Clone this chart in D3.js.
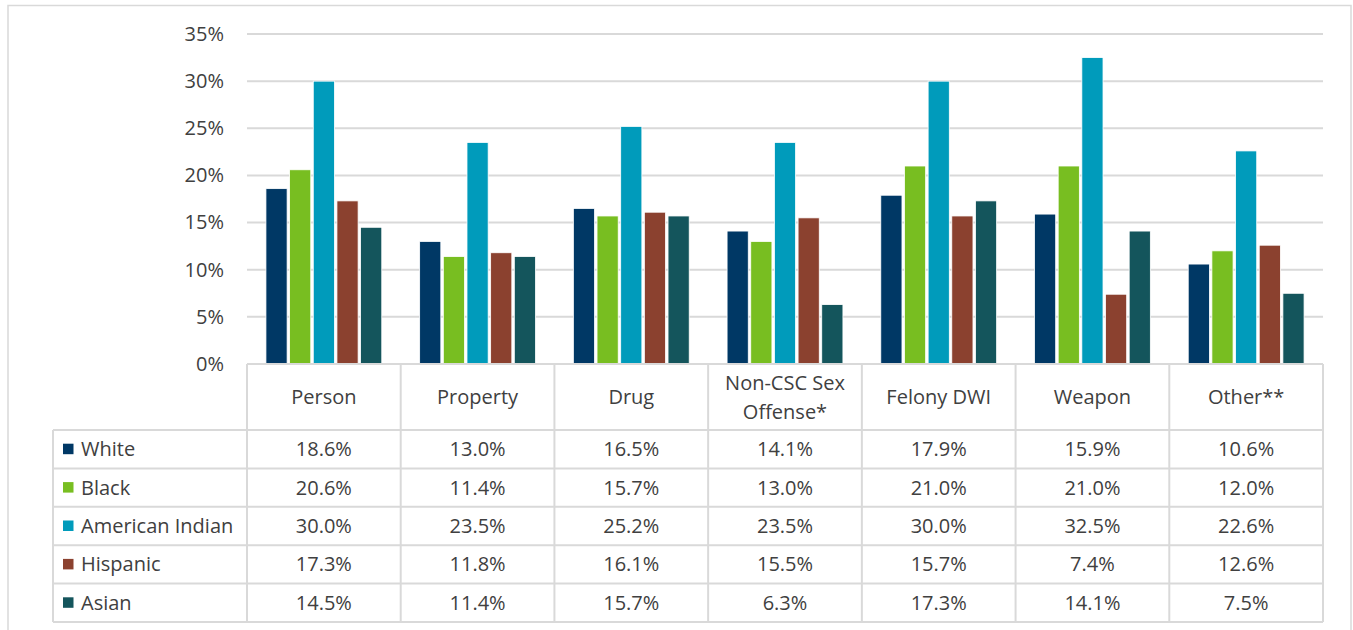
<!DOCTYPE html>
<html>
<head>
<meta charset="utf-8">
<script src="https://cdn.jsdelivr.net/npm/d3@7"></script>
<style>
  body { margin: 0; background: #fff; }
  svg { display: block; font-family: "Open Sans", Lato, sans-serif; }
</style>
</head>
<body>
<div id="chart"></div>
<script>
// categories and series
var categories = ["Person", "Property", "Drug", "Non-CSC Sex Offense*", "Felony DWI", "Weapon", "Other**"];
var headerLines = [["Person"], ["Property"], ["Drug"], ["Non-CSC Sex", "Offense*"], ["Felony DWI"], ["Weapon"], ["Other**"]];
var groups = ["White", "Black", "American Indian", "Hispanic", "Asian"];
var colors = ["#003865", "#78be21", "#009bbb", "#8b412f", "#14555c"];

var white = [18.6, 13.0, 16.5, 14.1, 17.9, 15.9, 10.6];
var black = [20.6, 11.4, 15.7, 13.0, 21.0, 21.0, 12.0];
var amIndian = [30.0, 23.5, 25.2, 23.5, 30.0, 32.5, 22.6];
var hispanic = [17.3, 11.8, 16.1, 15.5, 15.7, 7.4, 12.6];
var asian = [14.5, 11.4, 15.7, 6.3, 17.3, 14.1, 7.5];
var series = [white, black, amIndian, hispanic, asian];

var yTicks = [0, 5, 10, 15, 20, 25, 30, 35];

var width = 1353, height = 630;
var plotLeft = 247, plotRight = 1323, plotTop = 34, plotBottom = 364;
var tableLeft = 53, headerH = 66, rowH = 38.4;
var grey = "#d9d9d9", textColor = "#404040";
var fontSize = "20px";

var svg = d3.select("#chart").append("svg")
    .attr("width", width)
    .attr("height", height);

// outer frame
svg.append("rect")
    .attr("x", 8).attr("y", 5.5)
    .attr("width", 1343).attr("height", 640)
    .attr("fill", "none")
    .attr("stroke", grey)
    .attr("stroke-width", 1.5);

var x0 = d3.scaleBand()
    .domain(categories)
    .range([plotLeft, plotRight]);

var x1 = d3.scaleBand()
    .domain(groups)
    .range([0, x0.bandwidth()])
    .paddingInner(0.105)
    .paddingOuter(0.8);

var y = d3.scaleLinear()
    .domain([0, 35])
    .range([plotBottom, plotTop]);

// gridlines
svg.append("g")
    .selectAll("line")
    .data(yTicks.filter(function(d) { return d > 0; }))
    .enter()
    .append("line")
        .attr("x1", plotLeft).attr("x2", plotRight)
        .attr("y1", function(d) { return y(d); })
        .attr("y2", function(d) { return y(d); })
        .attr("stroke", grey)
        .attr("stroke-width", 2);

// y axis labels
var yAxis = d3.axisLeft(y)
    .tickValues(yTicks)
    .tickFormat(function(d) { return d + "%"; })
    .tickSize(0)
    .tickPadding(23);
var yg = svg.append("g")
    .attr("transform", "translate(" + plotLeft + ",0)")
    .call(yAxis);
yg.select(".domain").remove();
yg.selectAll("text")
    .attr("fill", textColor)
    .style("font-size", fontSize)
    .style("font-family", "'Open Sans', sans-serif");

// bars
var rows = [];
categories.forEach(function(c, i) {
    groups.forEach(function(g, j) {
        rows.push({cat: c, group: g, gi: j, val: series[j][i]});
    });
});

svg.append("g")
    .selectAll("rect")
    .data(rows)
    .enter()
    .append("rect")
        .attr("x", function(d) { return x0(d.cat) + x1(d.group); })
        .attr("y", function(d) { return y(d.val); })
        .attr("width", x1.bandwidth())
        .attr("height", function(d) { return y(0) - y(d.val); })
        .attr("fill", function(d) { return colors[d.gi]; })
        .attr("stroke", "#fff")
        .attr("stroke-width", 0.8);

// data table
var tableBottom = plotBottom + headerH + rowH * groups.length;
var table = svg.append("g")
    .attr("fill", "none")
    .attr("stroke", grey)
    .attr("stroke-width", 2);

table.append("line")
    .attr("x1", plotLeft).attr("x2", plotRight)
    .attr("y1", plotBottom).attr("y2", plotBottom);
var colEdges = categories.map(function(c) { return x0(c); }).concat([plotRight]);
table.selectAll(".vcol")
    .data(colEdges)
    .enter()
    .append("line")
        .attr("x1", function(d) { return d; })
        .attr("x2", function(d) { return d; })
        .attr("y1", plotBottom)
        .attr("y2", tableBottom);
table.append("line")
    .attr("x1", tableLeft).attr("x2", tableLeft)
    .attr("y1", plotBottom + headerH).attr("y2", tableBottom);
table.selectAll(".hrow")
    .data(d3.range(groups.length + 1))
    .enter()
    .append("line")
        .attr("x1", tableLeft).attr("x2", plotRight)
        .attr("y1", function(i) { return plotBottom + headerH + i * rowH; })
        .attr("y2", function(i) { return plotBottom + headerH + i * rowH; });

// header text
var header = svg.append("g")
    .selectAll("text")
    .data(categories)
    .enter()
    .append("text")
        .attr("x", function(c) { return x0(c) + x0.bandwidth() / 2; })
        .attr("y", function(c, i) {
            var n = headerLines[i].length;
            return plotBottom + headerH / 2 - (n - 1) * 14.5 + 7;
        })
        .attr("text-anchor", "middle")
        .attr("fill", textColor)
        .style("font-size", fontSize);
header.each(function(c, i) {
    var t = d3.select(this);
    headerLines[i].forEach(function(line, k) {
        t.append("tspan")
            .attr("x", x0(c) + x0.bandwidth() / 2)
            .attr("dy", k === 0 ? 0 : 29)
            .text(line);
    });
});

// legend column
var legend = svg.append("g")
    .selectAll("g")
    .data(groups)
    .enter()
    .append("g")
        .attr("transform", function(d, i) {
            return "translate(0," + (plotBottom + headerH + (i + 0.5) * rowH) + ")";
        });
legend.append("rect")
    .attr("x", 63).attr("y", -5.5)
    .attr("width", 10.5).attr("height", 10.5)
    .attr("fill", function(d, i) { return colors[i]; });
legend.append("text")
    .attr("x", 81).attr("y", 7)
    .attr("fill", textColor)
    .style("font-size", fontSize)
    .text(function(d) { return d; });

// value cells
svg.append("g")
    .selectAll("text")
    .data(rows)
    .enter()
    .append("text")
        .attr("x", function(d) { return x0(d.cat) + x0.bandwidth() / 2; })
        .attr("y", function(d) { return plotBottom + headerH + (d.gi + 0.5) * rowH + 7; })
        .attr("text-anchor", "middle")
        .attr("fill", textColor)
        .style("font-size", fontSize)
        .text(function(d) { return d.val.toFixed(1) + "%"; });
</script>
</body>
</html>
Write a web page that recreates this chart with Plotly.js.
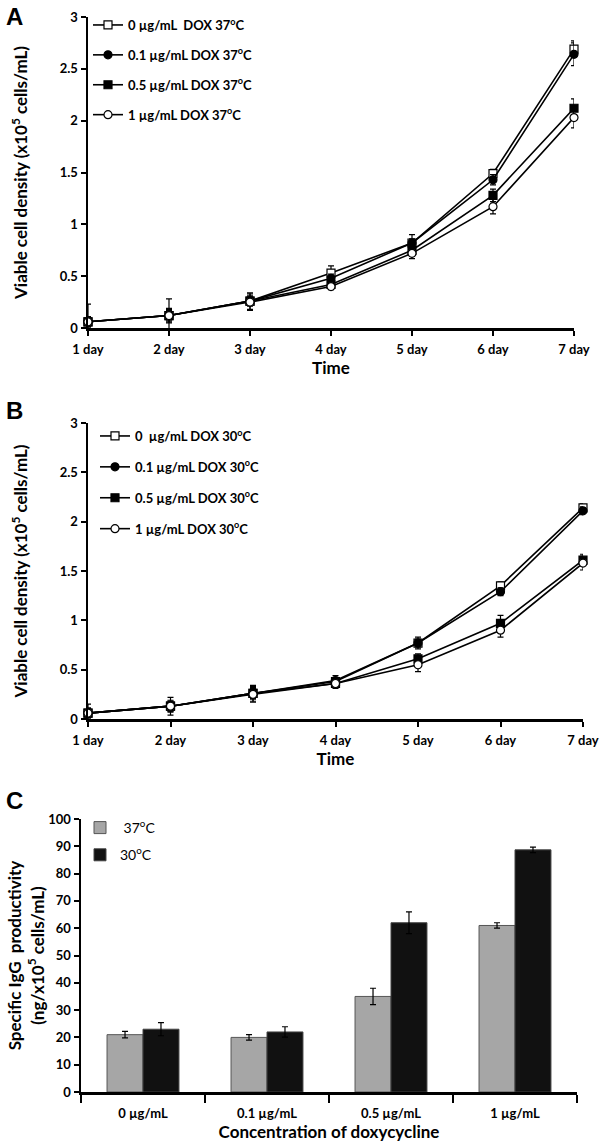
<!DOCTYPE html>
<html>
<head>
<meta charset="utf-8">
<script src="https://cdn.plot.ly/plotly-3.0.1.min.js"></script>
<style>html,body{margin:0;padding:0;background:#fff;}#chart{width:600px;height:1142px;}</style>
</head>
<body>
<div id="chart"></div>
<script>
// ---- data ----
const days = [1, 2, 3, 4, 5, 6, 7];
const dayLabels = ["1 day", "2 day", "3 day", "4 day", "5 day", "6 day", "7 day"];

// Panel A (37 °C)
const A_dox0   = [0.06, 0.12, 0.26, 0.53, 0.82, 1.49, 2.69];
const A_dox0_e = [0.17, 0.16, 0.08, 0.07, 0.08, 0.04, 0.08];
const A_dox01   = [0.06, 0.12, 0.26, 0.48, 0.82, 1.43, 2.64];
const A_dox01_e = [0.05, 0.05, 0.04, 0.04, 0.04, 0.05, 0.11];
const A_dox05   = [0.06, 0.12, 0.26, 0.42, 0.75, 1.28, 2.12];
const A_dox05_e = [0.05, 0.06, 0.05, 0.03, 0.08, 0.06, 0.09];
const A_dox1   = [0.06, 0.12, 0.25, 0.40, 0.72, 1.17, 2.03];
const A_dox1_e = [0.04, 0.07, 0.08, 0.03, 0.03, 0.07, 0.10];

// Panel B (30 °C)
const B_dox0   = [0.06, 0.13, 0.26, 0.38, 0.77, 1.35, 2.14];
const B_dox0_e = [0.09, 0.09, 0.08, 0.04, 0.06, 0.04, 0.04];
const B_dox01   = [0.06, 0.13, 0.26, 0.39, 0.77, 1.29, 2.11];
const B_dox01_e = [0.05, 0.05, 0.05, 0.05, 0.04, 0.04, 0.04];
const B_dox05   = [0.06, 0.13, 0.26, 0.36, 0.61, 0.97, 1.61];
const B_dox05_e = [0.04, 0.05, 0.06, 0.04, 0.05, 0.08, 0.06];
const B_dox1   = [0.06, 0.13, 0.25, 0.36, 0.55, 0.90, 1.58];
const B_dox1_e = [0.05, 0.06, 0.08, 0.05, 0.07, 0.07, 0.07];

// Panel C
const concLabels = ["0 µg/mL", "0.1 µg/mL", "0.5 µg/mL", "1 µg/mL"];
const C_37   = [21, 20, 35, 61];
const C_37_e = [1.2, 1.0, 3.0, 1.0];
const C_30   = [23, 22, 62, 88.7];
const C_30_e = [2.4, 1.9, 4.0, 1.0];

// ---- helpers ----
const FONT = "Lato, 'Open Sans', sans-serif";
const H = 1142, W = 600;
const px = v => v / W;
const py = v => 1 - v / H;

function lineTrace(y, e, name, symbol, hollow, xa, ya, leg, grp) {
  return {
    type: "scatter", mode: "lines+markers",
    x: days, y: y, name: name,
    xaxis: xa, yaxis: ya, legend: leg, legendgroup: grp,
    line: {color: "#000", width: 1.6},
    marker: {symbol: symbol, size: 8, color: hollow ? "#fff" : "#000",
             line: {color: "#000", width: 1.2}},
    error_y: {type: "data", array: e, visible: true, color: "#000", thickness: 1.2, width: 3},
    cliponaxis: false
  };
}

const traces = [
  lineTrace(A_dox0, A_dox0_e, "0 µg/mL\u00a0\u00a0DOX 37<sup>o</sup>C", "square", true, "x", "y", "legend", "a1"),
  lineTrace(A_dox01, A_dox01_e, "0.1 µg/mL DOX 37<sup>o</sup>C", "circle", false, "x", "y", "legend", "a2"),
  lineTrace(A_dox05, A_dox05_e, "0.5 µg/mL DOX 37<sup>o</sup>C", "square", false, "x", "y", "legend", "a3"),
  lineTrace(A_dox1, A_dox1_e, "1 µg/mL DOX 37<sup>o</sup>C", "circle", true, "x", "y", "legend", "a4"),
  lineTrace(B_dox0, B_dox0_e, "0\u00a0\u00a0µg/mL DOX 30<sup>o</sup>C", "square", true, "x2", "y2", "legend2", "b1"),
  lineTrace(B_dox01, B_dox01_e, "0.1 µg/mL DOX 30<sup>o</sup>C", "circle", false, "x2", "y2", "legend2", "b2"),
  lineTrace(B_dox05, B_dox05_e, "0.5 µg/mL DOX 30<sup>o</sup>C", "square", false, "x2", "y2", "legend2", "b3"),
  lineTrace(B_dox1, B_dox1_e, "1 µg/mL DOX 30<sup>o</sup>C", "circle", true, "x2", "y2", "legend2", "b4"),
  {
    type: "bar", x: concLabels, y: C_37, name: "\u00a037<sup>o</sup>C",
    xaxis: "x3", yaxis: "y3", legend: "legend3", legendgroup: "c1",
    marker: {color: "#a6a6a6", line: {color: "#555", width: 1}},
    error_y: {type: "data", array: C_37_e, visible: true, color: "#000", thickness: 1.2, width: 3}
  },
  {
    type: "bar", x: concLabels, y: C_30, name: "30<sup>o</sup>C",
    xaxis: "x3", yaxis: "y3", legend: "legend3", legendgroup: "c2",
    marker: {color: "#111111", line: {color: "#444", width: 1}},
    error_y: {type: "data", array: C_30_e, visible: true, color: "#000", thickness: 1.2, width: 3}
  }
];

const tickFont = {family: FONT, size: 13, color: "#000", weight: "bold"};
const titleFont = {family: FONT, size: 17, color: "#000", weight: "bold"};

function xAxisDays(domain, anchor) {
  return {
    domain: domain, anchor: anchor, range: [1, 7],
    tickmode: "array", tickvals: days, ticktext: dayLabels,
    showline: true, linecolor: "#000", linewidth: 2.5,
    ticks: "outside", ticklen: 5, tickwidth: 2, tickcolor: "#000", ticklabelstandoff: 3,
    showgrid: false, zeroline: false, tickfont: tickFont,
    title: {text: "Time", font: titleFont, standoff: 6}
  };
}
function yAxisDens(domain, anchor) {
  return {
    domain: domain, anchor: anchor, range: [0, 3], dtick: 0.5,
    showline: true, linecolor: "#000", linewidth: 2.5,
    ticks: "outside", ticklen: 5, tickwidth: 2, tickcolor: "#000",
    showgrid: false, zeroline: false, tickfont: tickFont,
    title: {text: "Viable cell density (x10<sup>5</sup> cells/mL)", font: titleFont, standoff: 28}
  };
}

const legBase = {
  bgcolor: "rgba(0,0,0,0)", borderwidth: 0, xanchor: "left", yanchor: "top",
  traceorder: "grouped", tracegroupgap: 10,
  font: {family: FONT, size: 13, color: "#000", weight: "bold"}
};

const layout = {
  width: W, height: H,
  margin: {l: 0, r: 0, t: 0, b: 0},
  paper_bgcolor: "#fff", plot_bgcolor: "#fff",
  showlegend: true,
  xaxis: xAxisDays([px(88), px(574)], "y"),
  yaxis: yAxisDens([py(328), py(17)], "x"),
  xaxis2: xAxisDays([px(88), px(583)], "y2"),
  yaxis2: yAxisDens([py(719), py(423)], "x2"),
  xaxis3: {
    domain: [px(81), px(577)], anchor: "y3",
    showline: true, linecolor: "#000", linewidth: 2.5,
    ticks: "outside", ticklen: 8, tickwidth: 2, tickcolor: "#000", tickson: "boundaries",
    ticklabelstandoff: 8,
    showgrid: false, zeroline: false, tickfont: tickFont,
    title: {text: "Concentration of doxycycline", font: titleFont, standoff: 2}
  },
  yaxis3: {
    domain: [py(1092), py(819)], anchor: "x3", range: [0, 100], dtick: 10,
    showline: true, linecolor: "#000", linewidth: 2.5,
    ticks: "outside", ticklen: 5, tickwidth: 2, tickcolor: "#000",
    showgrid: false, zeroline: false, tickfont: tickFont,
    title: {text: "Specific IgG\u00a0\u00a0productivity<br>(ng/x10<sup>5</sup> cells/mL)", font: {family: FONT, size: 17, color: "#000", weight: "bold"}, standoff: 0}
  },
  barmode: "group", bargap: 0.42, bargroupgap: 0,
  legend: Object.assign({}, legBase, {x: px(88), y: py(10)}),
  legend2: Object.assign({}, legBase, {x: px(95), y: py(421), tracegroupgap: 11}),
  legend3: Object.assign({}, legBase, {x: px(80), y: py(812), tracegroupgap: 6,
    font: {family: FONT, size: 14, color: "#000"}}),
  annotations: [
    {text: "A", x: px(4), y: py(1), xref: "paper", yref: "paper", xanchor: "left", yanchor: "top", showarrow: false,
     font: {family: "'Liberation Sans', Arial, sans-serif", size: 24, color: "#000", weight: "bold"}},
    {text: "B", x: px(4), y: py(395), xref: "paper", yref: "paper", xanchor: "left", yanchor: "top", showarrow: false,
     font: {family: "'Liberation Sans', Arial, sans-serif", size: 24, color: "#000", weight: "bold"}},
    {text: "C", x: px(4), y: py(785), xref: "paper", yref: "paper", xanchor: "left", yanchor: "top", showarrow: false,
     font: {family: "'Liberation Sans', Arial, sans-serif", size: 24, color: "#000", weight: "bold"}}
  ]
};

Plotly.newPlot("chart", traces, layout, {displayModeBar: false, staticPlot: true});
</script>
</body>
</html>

----------

§ Stated exercise: From the listing above, pick out each line where the word "this" appears.

§ Response:
Clone this chart in D3.js.
    var t = d3.select(this);
Write a web page that recreates this chart with Plotly.js.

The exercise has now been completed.